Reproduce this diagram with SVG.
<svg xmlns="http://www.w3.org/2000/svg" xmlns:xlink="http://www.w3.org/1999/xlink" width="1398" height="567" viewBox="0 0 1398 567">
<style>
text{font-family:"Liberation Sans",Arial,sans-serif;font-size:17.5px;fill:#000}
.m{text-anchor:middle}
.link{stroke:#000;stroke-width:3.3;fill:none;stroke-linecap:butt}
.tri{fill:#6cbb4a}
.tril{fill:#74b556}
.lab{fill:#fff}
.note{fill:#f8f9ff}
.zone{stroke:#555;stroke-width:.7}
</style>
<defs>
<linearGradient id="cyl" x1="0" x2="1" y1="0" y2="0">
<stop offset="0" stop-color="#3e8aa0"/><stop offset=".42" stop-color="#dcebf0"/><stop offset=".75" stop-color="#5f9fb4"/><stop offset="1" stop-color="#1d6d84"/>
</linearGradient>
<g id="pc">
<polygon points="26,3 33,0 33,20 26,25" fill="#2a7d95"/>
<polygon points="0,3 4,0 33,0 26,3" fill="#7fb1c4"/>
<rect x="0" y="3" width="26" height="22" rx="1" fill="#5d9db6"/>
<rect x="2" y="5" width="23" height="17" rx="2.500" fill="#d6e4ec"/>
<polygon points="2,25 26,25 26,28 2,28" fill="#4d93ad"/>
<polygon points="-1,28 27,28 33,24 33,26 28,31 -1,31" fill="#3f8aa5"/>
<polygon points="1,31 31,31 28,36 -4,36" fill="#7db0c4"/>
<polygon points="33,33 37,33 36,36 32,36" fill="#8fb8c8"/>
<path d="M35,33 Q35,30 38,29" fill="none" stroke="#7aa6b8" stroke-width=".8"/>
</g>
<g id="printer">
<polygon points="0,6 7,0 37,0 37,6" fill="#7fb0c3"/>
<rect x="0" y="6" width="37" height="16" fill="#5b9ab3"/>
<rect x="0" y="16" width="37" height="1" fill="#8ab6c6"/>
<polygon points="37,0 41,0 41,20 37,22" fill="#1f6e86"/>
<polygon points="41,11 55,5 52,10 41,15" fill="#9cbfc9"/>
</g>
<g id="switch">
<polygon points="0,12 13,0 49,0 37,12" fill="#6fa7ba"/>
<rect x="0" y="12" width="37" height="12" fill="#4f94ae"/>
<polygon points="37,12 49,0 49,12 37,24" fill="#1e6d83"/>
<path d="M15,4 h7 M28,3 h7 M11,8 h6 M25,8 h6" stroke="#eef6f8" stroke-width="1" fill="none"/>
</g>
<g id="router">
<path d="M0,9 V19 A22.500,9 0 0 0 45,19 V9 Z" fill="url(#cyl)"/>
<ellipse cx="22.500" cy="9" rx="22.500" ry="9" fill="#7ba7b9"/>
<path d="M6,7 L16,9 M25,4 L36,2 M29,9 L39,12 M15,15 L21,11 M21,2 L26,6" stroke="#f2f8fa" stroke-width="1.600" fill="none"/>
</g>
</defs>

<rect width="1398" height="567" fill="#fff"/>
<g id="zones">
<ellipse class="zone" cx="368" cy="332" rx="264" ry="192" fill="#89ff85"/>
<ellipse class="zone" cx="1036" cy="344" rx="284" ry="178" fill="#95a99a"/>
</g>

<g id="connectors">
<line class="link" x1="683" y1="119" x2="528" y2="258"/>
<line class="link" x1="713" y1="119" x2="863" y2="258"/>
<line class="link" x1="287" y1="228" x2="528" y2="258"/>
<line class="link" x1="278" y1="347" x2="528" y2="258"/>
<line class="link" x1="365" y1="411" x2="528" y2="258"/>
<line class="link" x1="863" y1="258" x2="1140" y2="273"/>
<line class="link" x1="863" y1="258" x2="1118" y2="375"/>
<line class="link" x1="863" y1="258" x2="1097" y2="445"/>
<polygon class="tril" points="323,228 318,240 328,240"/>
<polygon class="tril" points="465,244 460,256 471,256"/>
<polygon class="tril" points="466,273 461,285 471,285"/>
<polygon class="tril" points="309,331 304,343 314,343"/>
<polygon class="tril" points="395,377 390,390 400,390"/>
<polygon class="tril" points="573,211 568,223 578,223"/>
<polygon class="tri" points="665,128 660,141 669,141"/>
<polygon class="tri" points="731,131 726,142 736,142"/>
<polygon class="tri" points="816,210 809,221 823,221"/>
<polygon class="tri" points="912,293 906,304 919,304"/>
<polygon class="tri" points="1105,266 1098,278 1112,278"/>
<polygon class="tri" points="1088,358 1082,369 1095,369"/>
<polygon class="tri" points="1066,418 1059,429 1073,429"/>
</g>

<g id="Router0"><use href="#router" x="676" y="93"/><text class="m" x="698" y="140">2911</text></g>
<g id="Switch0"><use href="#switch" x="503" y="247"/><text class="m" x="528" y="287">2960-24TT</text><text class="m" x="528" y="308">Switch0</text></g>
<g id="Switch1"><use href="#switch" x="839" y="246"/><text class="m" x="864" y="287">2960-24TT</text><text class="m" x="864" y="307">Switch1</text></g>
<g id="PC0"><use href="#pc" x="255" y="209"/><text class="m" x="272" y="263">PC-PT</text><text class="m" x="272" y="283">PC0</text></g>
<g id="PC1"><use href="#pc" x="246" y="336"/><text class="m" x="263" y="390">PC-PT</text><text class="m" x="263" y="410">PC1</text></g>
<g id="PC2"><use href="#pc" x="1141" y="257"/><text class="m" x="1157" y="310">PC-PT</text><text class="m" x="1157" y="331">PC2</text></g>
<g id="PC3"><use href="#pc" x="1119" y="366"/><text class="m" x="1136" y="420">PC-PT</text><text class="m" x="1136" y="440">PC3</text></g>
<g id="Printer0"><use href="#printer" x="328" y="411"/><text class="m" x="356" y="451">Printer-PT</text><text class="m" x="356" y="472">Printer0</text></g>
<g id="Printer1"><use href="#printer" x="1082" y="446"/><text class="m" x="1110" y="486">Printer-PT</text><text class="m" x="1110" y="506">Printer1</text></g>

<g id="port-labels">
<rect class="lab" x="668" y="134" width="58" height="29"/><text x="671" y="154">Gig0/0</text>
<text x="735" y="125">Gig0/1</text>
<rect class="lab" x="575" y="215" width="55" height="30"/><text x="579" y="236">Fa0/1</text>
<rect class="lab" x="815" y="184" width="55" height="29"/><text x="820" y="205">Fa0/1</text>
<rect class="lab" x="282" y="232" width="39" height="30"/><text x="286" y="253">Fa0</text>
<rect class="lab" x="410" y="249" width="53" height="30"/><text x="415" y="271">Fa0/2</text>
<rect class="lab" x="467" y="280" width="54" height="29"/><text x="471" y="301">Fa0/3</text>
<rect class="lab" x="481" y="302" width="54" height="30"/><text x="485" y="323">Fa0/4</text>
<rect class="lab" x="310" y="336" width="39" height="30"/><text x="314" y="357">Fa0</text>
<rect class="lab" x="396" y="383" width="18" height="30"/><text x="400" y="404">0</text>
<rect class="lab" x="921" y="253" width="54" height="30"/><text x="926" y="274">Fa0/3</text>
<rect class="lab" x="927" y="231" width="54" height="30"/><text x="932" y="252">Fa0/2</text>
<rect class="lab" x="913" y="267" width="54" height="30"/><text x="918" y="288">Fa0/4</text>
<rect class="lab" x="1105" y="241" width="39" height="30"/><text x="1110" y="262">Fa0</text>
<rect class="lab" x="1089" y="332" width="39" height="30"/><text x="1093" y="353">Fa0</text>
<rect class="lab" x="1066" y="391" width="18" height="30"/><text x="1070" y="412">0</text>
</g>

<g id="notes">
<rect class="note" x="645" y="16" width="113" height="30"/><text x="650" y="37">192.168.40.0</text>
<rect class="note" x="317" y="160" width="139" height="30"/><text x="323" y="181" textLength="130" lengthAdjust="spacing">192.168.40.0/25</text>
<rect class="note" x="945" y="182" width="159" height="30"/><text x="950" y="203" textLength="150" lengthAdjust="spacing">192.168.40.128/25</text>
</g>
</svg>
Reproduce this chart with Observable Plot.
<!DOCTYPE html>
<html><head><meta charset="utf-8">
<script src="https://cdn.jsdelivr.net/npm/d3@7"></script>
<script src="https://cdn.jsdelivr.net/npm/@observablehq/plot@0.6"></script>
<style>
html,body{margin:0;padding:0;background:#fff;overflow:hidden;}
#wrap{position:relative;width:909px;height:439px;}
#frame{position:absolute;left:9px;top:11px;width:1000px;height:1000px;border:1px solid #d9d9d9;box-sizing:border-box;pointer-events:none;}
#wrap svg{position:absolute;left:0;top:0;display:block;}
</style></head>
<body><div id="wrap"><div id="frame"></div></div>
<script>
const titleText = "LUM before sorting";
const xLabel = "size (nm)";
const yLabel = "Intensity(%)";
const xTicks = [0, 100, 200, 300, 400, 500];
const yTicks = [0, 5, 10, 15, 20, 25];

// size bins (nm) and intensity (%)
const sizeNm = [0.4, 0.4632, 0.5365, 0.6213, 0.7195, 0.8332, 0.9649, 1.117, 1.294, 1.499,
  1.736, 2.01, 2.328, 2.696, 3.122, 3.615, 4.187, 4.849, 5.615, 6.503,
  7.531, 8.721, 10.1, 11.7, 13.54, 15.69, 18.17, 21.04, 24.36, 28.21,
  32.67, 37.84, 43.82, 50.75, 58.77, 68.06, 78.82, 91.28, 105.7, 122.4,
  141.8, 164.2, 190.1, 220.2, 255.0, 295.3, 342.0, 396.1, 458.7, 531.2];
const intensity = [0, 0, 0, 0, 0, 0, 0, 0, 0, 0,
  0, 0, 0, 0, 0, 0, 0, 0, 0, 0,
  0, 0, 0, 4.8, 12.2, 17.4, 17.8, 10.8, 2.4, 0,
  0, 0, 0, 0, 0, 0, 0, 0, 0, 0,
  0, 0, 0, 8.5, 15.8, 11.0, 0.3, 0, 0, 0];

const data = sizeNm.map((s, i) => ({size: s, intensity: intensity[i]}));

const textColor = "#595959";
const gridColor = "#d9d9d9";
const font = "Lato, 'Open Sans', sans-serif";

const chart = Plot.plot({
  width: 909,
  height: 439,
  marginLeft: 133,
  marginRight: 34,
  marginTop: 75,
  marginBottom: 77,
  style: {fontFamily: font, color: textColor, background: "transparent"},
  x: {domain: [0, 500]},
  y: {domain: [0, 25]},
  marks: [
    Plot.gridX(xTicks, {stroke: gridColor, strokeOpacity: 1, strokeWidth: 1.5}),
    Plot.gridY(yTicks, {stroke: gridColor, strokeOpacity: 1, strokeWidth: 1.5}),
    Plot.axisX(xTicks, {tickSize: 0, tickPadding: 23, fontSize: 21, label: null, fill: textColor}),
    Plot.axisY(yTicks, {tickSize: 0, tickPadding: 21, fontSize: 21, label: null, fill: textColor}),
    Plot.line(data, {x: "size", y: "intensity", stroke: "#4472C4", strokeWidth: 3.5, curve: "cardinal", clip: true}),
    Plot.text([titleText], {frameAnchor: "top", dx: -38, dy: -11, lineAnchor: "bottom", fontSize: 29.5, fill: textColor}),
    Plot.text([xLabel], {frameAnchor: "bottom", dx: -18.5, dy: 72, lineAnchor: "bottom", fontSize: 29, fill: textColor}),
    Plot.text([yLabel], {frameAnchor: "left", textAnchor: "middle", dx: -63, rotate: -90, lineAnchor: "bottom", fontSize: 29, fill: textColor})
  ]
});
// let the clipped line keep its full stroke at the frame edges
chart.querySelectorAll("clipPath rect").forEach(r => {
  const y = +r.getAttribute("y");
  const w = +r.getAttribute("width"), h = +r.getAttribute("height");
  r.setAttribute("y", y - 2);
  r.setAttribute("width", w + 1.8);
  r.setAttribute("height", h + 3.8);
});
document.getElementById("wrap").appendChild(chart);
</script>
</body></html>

▸ What is being asked: Exactly the lines from the line with "Reproduce this chart with Observable Plot." to the line with "const yTicks = [0, 5, 10, 15, 20, 25];", both included, are to be extracted, and no others.

▸ Expected answer:
Reproduce this chart with Observable Plot.
<!DOCTYPE html>
<html><head><meta charset="utf-8">
<script src="https://cdn.jsdelivr.net/npm/d3@7"></script>
<script src="https://cdn.jsdelivr.net/npm/@observablehq/plot@0.6"></script>
<style>
html,body{margin:0;padding:0;background:#fff;overflow:hidden;}
#wrap{position:relative;width:909px;height:439px;}
#frame{position:absolute;left:9px;top:11px;width:1000px;height:1000px;border:1px solid #d9d9d9;box-sizing:border-box;pointer-events:none;}
#wrap svg{position:absolute;left:0;top:0;display:block;}
</style></head>
<body><div id="wrap"><div id="frame"></div></div>
<script>
const titleText = "LUM before sorting";
const xLabel = "size (nm)";
const yLabel = "Intensity(%)";
const xTicks = [0, 100, 200, 300, 400, 500];
const yTicks = [0, 5, 10, 15, 20, 25];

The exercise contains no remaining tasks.